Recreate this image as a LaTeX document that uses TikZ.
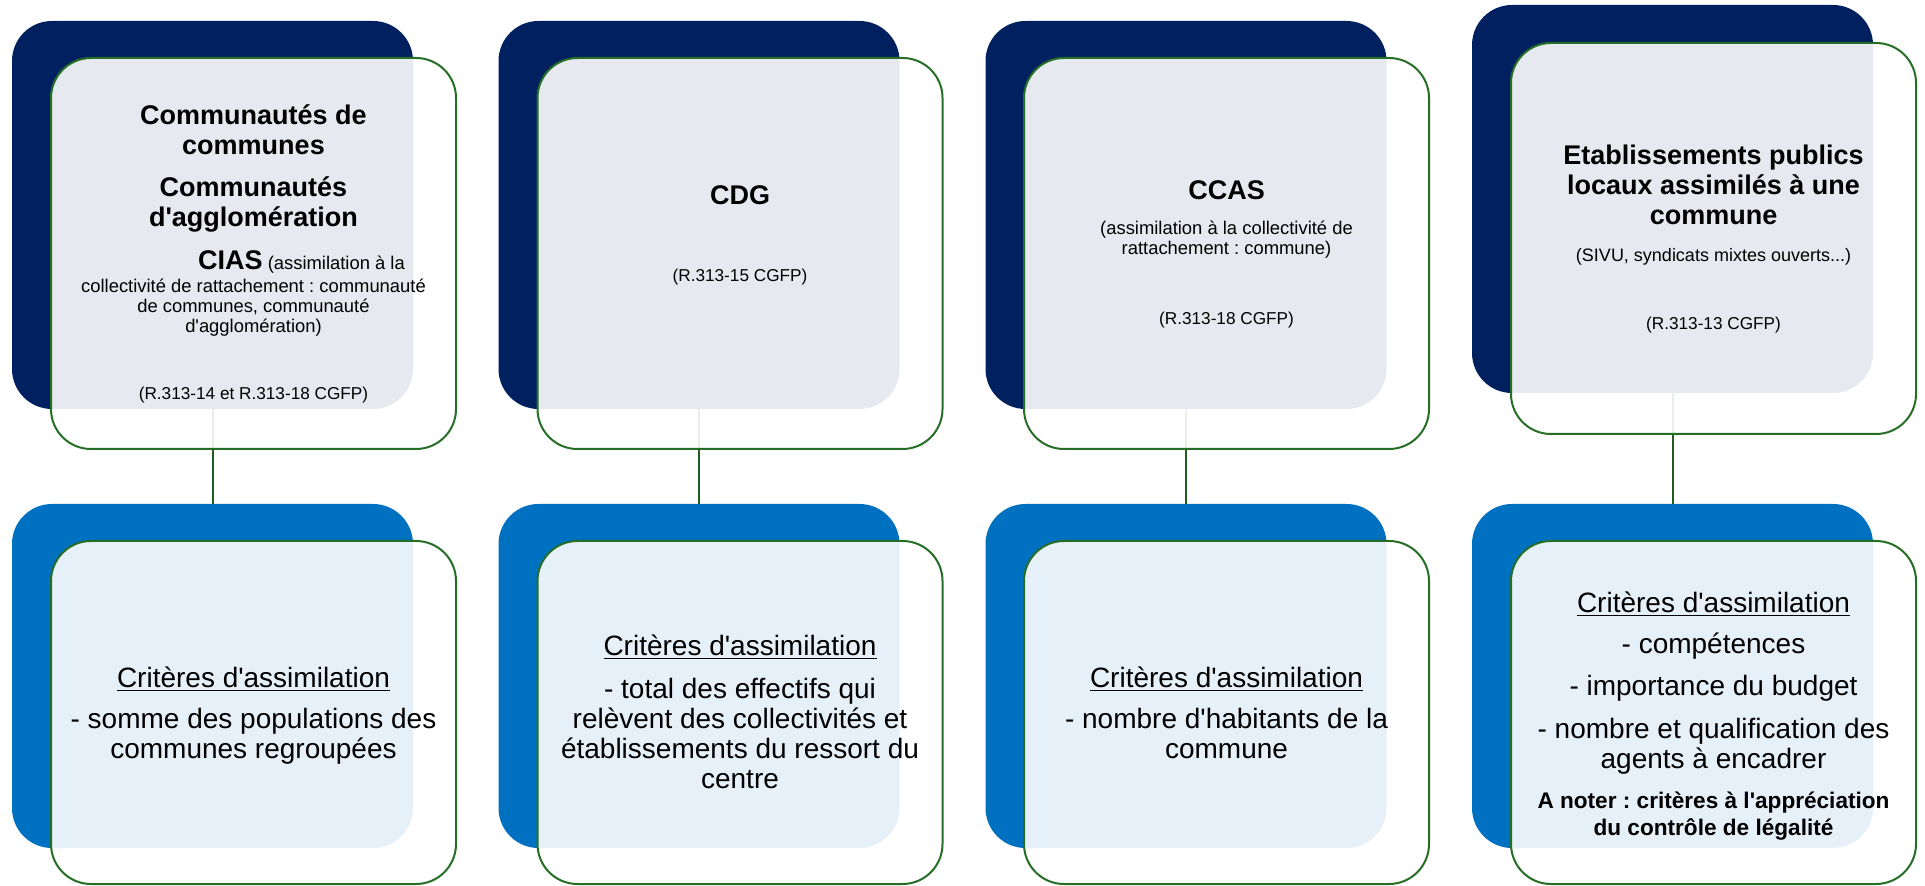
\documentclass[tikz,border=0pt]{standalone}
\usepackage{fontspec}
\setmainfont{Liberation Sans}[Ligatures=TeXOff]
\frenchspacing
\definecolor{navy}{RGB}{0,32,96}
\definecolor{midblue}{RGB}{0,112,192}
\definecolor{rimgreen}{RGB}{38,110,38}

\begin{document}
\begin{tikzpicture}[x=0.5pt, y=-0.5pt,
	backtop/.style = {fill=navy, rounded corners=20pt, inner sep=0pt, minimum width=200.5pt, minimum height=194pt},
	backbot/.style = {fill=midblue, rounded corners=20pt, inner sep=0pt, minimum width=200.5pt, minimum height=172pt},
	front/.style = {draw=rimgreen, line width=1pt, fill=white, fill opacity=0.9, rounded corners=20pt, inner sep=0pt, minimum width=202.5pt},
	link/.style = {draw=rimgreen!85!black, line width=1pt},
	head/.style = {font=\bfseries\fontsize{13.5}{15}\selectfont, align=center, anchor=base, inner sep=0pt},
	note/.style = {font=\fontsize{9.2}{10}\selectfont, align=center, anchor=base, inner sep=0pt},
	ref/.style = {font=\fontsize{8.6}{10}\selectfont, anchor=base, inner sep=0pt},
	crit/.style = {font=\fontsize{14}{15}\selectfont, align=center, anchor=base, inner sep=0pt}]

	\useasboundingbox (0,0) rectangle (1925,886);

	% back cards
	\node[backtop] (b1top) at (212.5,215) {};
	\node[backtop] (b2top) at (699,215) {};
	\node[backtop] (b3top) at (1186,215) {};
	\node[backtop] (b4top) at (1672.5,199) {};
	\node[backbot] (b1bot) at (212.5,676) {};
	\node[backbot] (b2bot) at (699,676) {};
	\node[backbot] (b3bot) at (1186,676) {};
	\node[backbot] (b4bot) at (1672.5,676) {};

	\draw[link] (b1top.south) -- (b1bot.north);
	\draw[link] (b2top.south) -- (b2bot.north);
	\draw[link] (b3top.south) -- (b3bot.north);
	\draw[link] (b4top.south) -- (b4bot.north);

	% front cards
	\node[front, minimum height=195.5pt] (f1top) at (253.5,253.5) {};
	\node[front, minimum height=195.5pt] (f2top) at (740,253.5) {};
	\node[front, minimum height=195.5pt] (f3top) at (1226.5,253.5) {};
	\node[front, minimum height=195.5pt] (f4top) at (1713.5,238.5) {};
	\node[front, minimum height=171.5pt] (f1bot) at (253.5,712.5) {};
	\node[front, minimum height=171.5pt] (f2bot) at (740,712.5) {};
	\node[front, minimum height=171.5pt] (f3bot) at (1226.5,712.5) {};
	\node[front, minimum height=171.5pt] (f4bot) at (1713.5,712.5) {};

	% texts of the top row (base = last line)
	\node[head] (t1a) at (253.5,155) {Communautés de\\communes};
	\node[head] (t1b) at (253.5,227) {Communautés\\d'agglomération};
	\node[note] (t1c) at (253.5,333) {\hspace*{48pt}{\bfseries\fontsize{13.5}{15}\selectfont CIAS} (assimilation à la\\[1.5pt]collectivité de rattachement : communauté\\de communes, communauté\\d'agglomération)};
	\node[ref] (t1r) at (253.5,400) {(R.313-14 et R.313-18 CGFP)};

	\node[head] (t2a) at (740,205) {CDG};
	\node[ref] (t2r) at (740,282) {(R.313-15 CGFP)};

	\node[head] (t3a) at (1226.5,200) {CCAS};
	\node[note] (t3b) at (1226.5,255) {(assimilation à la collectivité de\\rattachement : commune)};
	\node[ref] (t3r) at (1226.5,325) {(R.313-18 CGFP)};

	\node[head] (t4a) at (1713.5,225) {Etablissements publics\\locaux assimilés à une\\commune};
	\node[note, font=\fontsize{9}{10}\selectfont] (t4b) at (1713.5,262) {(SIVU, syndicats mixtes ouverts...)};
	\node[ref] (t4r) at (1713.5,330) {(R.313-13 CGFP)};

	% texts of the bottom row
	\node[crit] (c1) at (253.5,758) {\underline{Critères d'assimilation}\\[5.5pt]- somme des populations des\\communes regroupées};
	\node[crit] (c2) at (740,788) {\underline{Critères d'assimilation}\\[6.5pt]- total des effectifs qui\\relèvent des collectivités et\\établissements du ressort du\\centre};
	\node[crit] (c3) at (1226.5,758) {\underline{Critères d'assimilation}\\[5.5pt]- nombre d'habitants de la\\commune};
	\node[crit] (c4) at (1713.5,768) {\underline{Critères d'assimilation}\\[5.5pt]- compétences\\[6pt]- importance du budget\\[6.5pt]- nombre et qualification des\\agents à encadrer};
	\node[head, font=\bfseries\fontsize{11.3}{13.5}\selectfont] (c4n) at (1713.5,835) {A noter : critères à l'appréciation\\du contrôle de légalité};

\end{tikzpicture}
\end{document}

----------

Problem description
Print the whole listing above once more, word for word, without its pictures.

Task result
Recreate this image as a LaTeX document that uses TikZ.
\documentclass[tikz,border=0pt]{standalone}
\usepackage{fontspec}
\setmainfont{Liberation Sans}[Ligatures=TeXOff]
\frenchspacing
\definecolor{navy}{RGB}{0,32,96}
\definecolor{midblue}{RGB}{0,112,192}
\definecolor{rimgreen}{RGB}{38,110,38}

\begin{document}
\begin{tikzpicture}[x=0.5pt, y=-0.5pt,
	backtop/.style = {fill=navy, rounded corners=20pt, inner sep=0pt, minimum width=200.5pt, minimum height=194pt},
	backbot/.style = {fill=midblue, rounded corners=20pt, inner sep=0pt, minimum width=200.5pt, minimum height=172pt},
	front/.style = {draw=rimgreen, line width=1pt, fill=white, fill opacity=0.9, rounded corners=20pt, inner sep=0pt, minimum width=202.5pt},
	link/.style = {draw=rimgreen!85!black, line width=1pt},
	head/.style = {font=\bfseries\fontsize{13.5}{15}\selectfont, align=center, anchor=base, inner sep=0pt},
	note/.style = {font=\fontsize{9.2}{10}\selectfont, align=center, anchor=base, inner sep=0pt},
	ref/.style = {font=\fontsize{8.6}{10}\selectfont, anchor=base, inner sep=0pt},
	crit/.style = {font=\fontsize{14}{15}\selectfont, align=center, anchor=base, inner sep=0pt}]

	\useasboundingbox (0,0) rectangle (1925,886);

	% back cards
	\node[backtop] (b1top) at (212.5,215) {};
	\node[backtop] (b2top) at (699,215) {};
	\node[backtop] (b3top) at (1186,215) {};
	\node[backtop] (b4top) at (1672.5,199) {};
	\node[backbot] (b1bot) at (212.5,676) {};
	\node[backbot] (b2bot) at (699,676) {};
	\node[backbot] (b3bot) at (1186,676) {};
	\node[backbot] (b4bot) at (1672.5,676) {};

	\draw[link] (b1top.south) -- (b1bot.north);
	\draw[link] (b2top.south) -- (b2bot.north);
	\draw[link] (b3top.south) -- (b3bot.north);
	\draw[link] (b4top.south) -- (b4bot.north);

	% front cards
	\node[front, minimum height=195.5pt] (f1top) at (253.5,253.5) {};
	\node[front, minimum height=195.5pt] (f2top) at (740,253.5) {};
	\node[front, minimum height=195.5pt] (f3top) at (1226.5,253.5) {};
	\node[front, minimum height=195.5pt] (f4top) at (1713.5,238.5) {};
	\node[front, minimum height=171.5pt] (f1bot) at (253.5,712.5) {};
	\node[front, minimum height=171.5pt] (f2bot) at (740,712.5) {};
	\node[front, minimum height=171.5pt] (f3bot) at (1226.5,712.5) {};
	\node[front, minimum height=171.5pt] (f4bot) at (1713.5,712.5) {};

	% texts of the top row (base = last line)
	\node[head] (t1a) at (253.5,155) {Communautés de\\communes};
	\node[head] (t1b) at (253.5,227) {Communautés\\d'agglomération};
	\node[note] (t1c) at (253.5,333) {\hspace*{48pt}{\bfseries\fontsize{13.5}{15}\selectfont CIAS} (assimilation à la\\[1.5pt]collectivité de rattachement : communauté\\de communes, communauté\\d'agglomération)};
	\node[ref] (t1r) at (253.5,400) {(R.313-14 et R.313-18 CGFP)};

	\node[head] (t2a) at (740,205) {CDG};
	\node[ref] (t2r) at (740,282) {(R.313-15 CGFP)};

	\node[head] (t3a) at (1226.5,200) {CCAS};
	\node[note] (t3b) at (1226.5,255) {(assimilation à la collectivité de\\rattachement : commune)};
	\node[ref] (t3r) at (1226.5,325) {(R.313-18 CGFP)};

	\node[head] (t4a) at (1713.5,225) {Etablissements publics\\locaux assimilés à une\\commune};
	\node[note, font=\fontsize{9}{10}\selectfont] (t4b) at (1713.5,262) {(SIVU, syndicats mixtes ouverts...)};
	\node[ref] (t4r) at (1713.5,330) {(R.313-13 CGFP)};

	% texts of the bottom row
	\node[crit] (c1) at (253.5,758) {\underline{Critères d'assimilation}\\[5.5pt]- somme des populations des\\communes regroupées};
	\node[crit] (c2) at (740,788) {\underline{Critères d'assimilation}\\[6.5pt]- total des effectifs qui\\relèvent des collectivités et\\établissements du ressort du\\centre};
	\node[crit] (c3) at (1226.5,758) {\underline{Critères d'assimilation}\\[5.5pt]- nombre d'habitants de la\\commune};
	\node[crit] (c4) at (1713.5,768) {\underline{Critères d'assimilation}\\[5.5pt]- compétences\\[6pt]- importance du budget\\[6.5pt]- nombre et qualification des\\agents à encadrer};
	\node[head, font=\bfseries\fontsize{11.3}{13.5}\selectfont] (c4n) at (1713.5,835) {A noter : critères à l'appréciation\\du contrôle de légalité};

\end{tikzpicture}
\end{document}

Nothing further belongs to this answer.